C++ STL map: is access time O(1)?

Question

Is key look up on std::map O(1)? I thought it was until I thought about it more. It is based on a tree implementation so the lookup time should be O(log N), correct?

And, is it possible to have O(1) look up on string key, std::unordered_map perhaps?

Answer 1

The complexity of lookup for std::map is O(log N) (logarithmic in the size of the container).

Per Paragraph 23.4.4.3/4 of the C++11 Standard on std::map::operator []:

Complexity: logarithmic.

The complexity of lookup for std::unordered_map is O(1) (constant) in the average case, and O(N) (linear) in the worst case.

Per Paragraph 23.5.4.3/4 of the C++11 Standard on std::unordered_map::operator []

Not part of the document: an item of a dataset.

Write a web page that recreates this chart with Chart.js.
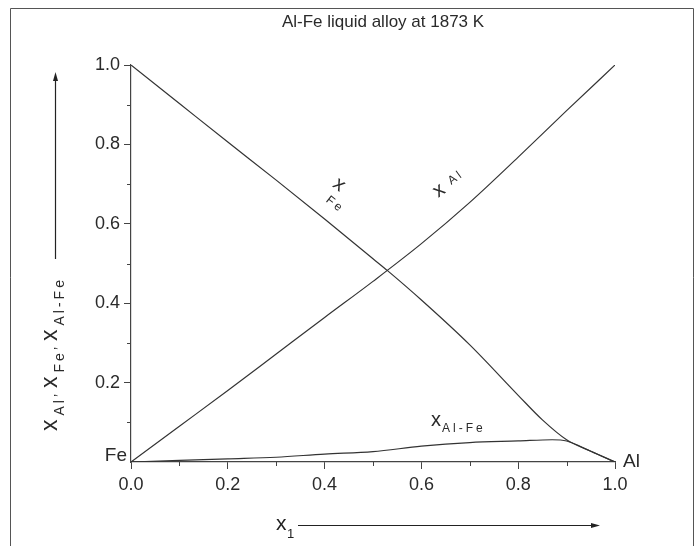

Complexity: Average case O(1), worst case O(size()).

NOTE:

If your question is only concerned with computational complexity, then what written above should answer it. The computational complexity of an operation, in fact, is measured in terms of the size of the container (the number of elements it contains).

However, if you are looking for a way to perform O(1) lookup on a container that uses string keys, and where the complexity of the lookup is constant with respect to the length of the string rather than to the size of the container, then the answer is that std::unordered_map won't meet your requirements.

In order to lookup a key, it is first necessary to produce a hash of it; when the key is a string, this operation itself could be linear in the size of the string. Then, the implementation has to compare the key to all the string keys in the same bucket, and each of these comparisons is in turn linear in the size of those strings.

Answer 2

Yes, indeed std::map will be O(log N) and std::unordered_map will have average constant-time complexity and O(N) in the worst case if there are too many hash collisions.